_Task objective_. Identify each line in the records below that contains the word "matplotlib", and copy it.

— Start of Supplied data —

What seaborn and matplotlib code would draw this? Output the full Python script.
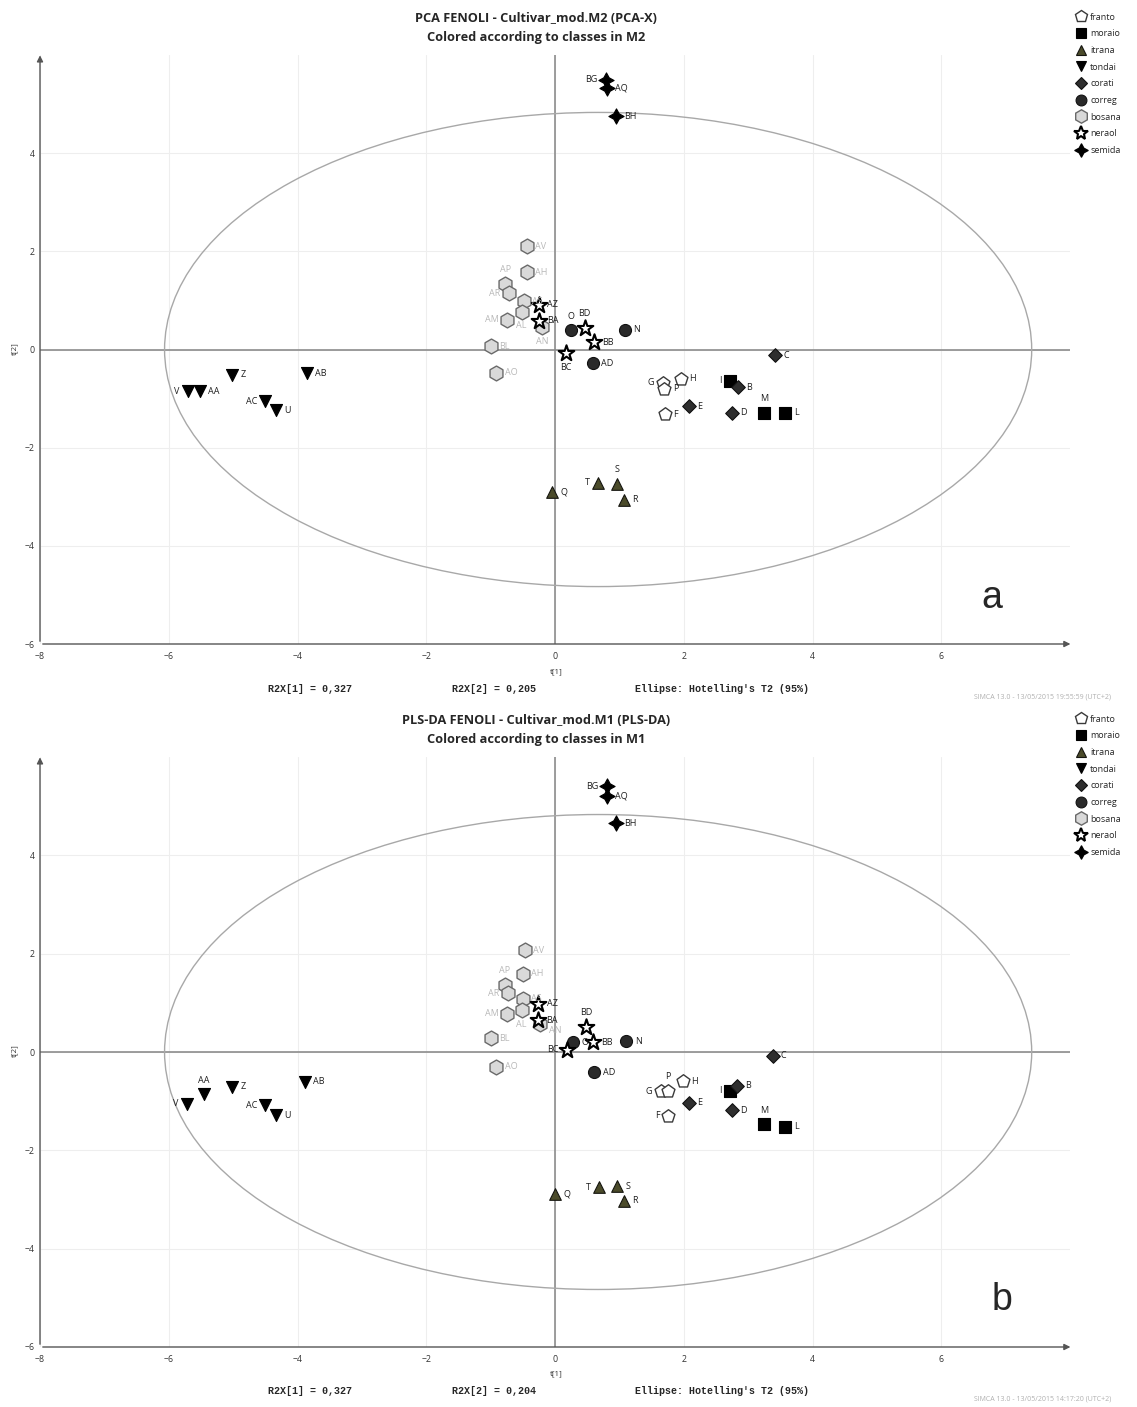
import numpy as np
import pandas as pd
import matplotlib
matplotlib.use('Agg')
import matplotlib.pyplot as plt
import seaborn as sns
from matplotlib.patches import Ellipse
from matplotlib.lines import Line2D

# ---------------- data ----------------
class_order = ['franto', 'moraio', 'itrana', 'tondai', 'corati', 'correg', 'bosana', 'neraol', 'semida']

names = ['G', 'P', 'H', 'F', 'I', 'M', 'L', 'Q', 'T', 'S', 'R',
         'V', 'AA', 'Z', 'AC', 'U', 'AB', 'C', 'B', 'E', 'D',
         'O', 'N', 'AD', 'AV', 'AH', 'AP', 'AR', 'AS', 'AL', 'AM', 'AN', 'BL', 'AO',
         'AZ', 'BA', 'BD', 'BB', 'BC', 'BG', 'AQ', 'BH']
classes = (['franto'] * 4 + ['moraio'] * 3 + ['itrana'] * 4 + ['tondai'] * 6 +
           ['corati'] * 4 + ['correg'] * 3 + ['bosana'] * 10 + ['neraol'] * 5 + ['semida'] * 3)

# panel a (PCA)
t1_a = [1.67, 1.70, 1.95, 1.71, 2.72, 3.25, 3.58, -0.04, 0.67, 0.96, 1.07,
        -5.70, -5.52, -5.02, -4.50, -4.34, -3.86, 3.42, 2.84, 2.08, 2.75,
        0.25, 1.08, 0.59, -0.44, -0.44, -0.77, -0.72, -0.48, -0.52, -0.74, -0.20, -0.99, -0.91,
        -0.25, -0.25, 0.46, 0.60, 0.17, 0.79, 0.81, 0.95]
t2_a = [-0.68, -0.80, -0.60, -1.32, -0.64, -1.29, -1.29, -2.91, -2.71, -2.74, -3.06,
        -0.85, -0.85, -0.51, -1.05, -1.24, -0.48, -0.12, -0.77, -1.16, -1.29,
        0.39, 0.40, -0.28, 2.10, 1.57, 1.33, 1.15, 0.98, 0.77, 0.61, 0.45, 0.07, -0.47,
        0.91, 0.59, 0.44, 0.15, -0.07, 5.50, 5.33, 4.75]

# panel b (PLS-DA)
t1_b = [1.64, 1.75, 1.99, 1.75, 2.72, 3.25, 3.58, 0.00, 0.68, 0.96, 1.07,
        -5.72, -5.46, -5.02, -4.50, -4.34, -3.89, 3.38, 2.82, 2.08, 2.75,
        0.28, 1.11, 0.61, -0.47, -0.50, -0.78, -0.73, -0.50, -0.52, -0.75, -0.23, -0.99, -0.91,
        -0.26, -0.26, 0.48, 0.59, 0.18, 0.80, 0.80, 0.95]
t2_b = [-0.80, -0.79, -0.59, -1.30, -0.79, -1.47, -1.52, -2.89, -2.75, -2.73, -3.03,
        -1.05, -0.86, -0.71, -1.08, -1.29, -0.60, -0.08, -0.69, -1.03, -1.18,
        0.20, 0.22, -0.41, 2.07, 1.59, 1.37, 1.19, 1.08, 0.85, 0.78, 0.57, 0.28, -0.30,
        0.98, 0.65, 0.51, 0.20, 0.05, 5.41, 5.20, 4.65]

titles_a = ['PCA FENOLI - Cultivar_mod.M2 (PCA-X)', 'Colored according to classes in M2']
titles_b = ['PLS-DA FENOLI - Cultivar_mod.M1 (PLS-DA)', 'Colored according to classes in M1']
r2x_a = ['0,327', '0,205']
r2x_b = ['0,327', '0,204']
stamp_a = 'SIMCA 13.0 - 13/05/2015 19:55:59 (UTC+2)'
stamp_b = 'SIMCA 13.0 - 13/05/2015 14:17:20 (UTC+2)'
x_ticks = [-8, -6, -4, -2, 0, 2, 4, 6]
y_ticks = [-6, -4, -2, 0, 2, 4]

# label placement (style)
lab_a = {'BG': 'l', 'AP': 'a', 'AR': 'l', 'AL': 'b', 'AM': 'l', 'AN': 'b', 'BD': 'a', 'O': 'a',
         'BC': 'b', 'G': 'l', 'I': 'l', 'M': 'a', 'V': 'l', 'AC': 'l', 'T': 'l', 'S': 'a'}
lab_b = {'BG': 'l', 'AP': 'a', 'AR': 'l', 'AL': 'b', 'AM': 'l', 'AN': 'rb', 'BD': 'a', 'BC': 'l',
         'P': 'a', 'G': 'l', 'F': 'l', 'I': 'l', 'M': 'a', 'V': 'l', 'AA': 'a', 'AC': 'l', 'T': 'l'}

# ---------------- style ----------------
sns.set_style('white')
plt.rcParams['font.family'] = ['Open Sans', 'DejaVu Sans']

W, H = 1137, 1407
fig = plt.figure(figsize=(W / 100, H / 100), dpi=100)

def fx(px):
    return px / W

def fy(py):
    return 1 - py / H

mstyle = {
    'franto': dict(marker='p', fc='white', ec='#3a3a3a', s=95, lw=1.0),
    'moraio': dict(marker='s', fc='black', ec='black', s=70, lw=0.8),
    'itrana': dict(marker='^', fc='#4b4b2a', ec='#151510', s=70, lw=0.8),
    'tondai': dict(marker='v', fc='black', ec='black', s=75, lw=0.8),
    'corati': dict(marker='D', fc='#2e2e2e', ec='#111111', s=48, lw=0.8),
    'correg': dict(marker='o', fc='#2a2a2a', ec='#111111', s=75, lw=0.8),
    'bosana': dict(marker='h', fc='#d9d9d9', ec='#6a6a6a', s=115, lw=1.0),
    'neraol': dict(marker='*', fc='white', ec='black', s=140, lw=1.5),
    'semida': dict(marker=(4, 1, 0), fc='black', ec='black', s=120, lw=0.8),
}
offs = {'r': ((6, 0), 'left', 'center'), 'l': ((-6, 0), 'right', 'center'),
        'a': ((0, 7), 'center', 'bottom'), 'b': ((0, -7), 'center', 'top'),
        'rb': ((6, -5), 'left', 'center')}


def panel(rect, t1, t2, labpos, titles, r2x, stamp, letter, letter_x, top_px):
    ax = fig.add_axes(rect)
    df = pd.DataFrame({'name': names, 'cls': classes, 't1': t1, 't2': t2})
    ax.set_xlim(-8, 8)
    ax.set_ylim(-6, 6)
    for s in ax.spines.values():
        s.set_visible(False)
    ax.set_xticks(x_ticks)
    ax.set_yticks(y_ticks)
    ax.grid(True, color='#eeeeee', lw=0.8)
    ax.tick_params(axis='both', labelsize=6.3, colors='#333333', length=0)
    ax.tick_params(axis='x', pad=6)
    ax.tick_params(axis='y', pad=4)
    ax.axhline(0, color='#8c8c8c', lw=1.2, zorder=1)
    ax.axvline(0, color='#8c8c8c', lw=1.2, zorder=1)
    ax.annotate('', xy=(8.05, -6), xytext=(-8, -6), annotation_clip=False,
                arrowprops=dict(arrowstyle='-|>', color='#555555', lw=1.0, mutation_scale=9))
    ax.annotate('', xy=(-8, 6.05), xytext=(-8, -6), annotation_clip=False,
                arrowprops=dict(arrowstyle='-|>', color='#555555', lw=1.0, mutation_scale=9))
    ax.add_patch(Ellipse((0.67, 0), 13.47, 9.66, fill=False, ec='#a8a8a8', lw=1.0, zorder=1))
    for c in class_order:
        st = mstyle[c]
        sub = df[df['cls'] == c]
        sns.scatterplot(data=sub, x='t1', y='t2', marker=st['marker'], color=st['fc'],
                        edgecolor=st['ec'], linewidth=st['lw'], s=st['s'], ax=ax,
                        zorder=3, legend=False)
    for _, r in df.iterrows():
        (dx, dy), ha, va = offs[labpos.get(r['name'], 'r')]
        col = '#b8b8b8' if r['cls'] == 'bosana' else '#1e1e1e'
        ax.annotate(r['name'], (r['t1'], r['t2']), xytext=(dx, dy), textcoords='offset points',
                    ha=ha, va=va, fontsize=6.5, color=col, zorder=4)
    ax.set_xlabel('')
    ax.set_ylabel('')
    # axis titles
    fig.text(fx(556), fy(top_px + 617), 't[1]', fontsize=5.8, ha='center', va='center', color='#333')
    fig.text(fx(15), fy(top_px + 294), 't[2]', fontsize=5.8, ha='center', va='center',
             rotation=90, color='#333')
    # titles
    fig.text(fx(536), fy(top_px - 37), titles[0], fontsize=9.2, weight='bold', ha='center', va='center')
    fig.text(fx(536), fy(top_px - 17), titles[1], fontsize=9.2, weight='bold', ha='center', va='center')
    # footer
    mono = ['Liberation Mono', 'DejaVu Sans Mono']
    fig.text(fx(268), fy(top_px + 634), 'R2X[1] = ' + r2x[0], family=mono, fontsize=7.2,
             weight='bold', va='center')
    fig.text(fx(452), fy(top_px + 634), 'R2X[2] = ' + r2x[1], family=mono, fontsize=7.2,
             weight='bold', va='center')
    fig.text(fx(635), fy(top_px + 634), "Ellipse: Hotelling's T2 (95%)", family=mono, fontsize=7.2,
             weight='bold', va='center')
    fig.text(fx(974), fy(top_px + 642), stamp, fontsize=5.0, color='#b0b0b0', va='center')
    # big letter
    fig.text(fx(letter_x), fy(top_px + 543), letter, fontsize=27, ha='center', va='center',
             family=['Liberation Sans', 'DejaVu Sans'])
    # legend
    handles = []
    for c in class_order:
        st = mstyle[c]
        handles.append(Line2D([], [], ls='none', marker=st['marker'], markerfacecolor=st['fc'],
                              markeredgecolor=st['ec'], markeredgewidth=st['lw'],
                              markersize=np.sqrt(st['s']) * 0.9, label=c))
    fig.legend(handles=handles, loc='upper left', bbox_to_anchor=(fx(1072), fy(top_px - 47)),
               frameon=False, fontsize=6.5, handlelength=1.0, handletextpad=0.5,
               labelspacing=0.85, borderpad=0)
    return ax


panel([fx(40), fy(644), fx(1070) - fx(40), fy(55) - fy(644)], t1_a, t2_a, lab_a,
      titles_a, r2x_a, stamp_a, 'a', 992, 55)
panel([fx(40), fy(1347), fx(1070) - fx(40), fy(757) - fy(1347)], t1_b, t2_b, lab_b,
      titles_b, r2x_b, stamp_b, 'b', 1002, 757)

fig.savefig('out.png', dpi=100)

— End of Supplied data —
— Start of Supplied data —

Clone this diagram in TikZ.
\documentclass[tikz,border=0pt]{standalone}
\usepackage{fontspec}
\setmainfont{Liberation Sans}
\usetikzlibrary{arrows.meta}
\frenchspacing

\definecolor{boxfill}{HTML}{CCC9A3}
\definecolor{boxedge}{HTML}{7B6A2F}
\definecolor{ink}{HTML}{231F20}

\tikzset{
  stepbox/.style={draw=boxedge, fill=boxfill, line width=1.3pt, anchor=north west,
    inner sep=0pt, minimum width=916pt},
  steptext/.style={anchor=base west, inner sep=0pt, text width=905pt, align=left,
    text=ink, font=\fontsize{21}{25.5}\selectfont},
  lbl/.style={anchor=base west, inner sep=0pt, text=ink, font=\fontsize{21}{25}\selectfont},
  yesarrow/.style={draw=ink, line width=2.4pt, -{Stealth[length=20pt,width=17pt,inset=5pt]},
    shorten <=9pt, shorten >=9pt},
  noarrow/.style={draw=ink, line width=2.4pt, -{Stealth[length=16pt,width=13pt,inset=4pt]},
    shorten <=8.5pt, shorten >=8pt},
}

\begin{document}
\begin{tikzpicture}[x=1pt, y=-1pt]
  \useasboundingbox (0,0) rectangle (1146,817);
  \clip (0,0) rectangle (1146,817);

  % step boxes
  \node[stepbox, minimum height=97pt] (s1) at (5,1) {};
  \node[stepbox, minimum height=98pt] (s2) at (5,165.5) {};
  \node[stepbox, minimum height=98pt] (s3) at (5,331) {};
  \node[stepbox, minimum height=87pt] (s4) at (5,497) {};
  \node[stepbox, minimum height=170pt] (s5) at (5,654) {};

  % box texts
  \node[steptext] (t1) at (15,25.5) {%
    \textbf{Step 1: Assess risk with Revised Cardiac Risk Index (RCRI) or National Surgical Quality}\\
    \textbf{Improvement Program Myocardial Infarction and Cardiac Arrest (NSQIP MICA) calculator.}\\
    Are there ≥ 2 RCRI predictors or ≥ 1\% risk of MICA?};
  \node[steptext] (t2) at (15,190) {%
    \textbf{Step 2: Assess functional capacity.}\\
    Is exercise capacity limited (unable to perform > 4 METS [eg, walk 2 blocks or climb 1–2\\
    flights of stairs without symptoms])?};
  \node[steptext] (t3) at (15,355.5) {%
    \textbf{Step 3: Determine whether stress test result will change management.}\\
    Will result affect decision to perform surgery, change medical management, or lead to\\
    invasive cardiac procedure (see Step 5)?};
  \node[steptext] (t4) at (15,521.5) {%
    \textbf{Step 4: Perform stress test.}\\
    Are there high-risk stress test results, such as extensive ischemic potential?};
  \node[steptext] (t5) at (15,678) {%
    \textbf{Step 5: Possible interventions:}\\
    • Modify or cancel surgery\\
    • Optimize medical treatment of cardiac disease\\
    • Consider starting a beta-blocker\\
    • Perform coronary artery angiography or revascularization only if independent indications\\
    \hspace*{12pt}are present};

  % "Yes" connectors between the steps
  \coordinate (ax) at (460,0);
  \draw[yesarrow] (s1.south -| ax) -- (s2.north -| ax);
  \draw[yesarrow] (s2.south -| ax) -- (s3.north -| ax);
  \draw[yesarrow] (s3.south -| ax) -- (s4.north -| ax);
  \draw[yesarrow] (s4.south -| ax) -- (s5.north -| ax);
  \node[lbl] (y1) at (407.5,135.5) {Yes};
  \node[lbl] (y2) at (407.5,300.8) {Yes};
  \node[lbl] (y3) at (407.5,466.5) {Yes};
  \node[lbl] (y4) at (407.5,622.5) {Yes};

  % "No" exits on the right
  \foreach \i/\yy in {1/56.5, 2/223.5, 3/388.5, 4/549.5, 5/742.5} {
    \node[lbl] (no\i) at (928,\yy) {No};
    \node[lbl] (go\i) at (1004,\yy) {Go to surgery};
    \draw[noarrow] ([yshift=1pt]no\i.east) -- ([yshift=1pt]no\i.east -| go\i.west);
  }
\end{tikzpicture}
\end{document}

— End of Supplied data —

_Answer to this problem_.
What seaborn and matplotlib code would draw this? Output the full Python script.
import matplotlib
matplotlib.use('Agg')
import matplotlib.pyplot as plt
from matplotlib.patches import Ellipse
from matplotlib.lines import Line2D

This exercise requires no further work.